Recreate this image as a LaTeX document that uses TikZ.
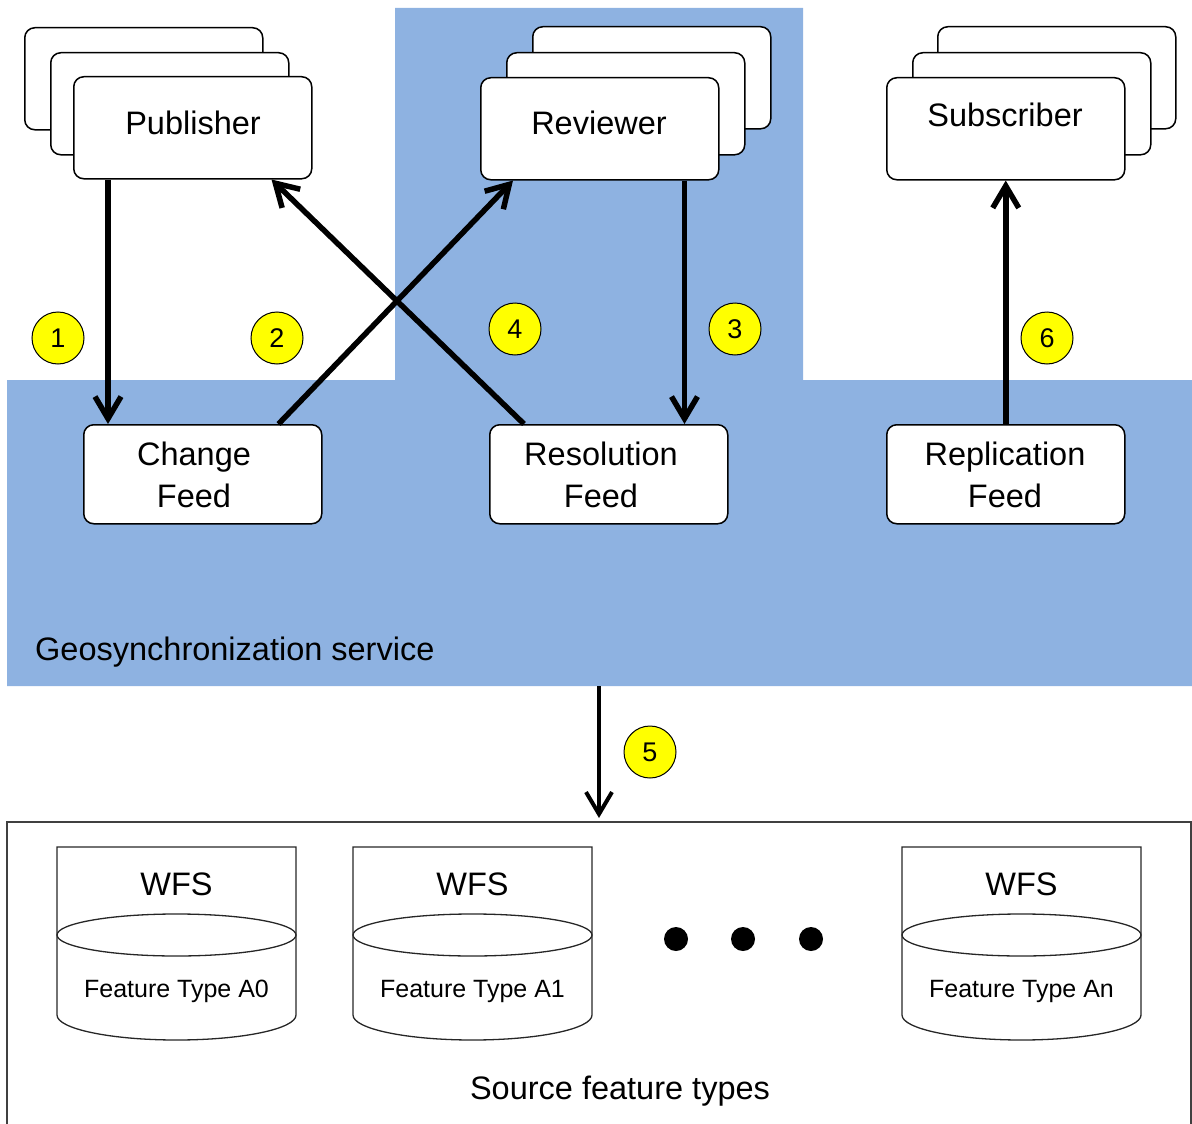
\documentclass[tikz,border=0pt]{standalone}
\usepackage{fontspec}
\setmainfont{Liberation Sans}
\usetikzlibrary{arrows.meta,calc}
\definecolor{svcblue}{RGB}{142,178,225}
\definecolor{badgeyellow}{RGB}{255,255,0}
\newcommand\labelsize{\fontsize{32.5}{38}\selectfont}
\newcommand\smallsize{\fontsize{25}{30}\selectfont}
\newcommand\numsize{\fontsize{27}{32}\selectfont}

\begin{document}
\begin{tikzpicture}[x=1pt,y=-1pt,
  card/.style={draw=black,line width=1.5pt,fill=white,rounded corners=10pt,
    minimum width=238pt,minimum height=102pt,inner sep=0pt,anchor=north west},
  feedbox/.style={draw=black,line width=1.5pt,fill=white,rounded corners=10pt,
    minimum width=238pt,minimum height=99pt,inner sep=0pt,anchor=north west},
  txt/.style={inner sep=0pt,anchor=base,font=\labelsize},
  flow/.style={line width=5.5pt,-{Straight Barb[length=22pt,width=26pt]}},
  badge/.style={circle,draw=black,line width=1pt,fill=badgeyellow,
    minimum size=52pt,inner sep=0pt,font=\numsize},
  cyl/.style={draw=black!85,line width=1.3pt},
  dot/.style={circle,fill=black,minimum size=24pt,inner sep=0pt}
]
\useasboundingbox (0,0) rectangle (1192,1124);

% service area
\fill[svcblue] (7,380) -- (395,380) -- (395,8) -- (803,8) -- (803,380)
  -- (1192,380) -- (1192,686) -- (7,686) -- cycle;
\node[txt,anchor=base west] (svclabel) at (35,660) {Geosynchronization service};
\coordinate (svcout) at (599,686);

% source area
\draw[draw=black!75,line width=1.5pt] (7,1124) -- (7,822) -- (1191,822) -- (1191,1124);
\coordinate (srcin) at (599,818);
\node[txt] (srclabel) at (620,1099) {Source feature types};

% publisher stack
\node[card] (pubC) at (24,27) {};
\node[card] (pubB) at (50,52) {};
\node[card] (pub)  at (73,76) {};
\node[txt] (pubT) at (193,135) {Publisher};

% reviewer stack
\node[card] (revC) at (532,26) {};
\node[card] (revB) at (506,52) {};
\node[card] (rev)  at (480,77) {};
\node[txt] (revT) at (599,135) {Reviewer};

% subscriber stack
\node[card] (subC) at (937,26) {};
\node[card] (subB) at (912,52) {};
\node[card] (sub)  at (886,77) {};
\node[txt] (subT) at (1005,126) {Subscriber};

% feeds
\node[feedbox] (chg) at (83,424) {};
\node[txt] (chgA) at (194,465) {Change};
\node[txt] (chgB) at (194,507) {Feed};

\node[feedbox] (res) at (489,424) {};
\node[txt] (resA) at (601,465) {Resolution};
\node[txt] (resB) at (601,507) {Feed};

\node[feedbox] (rep) at (886,424) {};
\node[txt] (repA) at (1005,465) {Replication};
\node[txt] (repB) at (1005,507) {Feed};

% flows
\draw[flow] ([xshift=35pt]pub.south west) -- ([xshift=25pt]chg.north west);
\draw[flow] ([xshift=-44pt]chg.north east) -- ([xshift=33pt]rev.south west);
\draw[flow] ([xshift=35pt]res.north west) -- ([xshift=-41pt]pub.south east);
\draw[flow] ([xshift=-35pt]rev.south east) -- ([xshift=-44pt]res.north east);
\draw[flow] (rep.north) -- (sub.south);
\draw[line width=4pt,-{Straight Barb[length=22pt,width=26pt]}] (svcout) -- (srcin);

% step numbers
\node[badge] (n1) at (58,338) {1};
\node[badge] (n2) at (277,338) {2};
\node[badge] (n4) at (515,329) {4};
\node[badge] (n3) at (735,329) {3};
\node[badge] (n6) at (1047,338) {6};
\node[badge] (n5) at (650,752) {5};

% feature type stores
\foreach \cx/\lbl in {176.5/A0, 472.5/A1, 1021.5/An} {
  \draw[cyl] (\cx-119.5,1015) -- (\cx-119.5,847) -- (\cx+119.5,847) -- (\cx+119.5,1015)
    arc[start angle=0,end angle=-180,x radius=119.5pt,y radius=25pt];
  \draw[cyl] (\cx,935) ellipse[x radius=119.5pt,y radius=21pt];
  \node[txt] (wfs\lbl) at (\cx,895) {WFS};
  \node[txt,font=\smallsize] (ft\lbl) at (\cx,997) {Feature Type \lbl};
}

% ellipsis between stores
\node[dot] (d1) at (676,939) {};
\node[dot] (d2) at (743,939) {};
\node[dot] (d3) at (811,939) {};
\end{tikzpicture}
\end{document}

------------------------------------------------------------

» WORK TO DO: Repeat, word for word and with no pictures, only the lines running from the beginning of the data to the line that contains "(0,0) rectangle (1192,1124);".

» OUTPUT OF THE TASK:
Recreate this image as a LaTeX document that uses TikZ.
\documentclass[tikz,border=0pt]{standalone}
\usepackage{fontspec}
\setmainfont{Liberation Sans}
\usetikzlibrary{arrows.meta,calc}
\definecolor{svcblue}{RGB}{142,178,225}
\definecolor{badgeyellow}{RGB}{255,255,0}
\newcommand\labelsize{\fontsize{32.5}{38}\selectfont}
\newcommand\smallsize{\fontsize{25}{30}\selectfont}
\newcommand\numsize{\fontsize{27}{32}\selectfont}

\begin{document}
\begin{tikzpicture}[x=1pt,y=-1pt,
  card/.style={draw=black,line width=1.5pt,fill=white,rounded corners=10pt,
    minimum width=238pt,minimum height=102pt,inner sep=0pt,anchor=north west},
  feedbox/.style={draw=black,line width=1.5pt,fill=white,rounded corners=10pt,
    minimum width=238pt,minimum height=99pt,inner sep=0pt,anchor=north west},
  txt/.style={inner sep=0pt,anchor=base,font=\labelsize},
  flow/.style={line width=5.5pt,-{Straight Barb[length=22pt,width=26pt]}},
  badge/.style={circle,draw=black,line width=1pt,fill=badgeyellow,
    minimum size=52pt,inner sep=0pt,font=\numsize},
  cyl/.style={draw=black!85,line width=1.3pt},
  dot/.style={circle,fill=black,minimum size=24pt,inner sep=0pt}
]
\useasboundingbox (0,0) rectangle (1192,1124);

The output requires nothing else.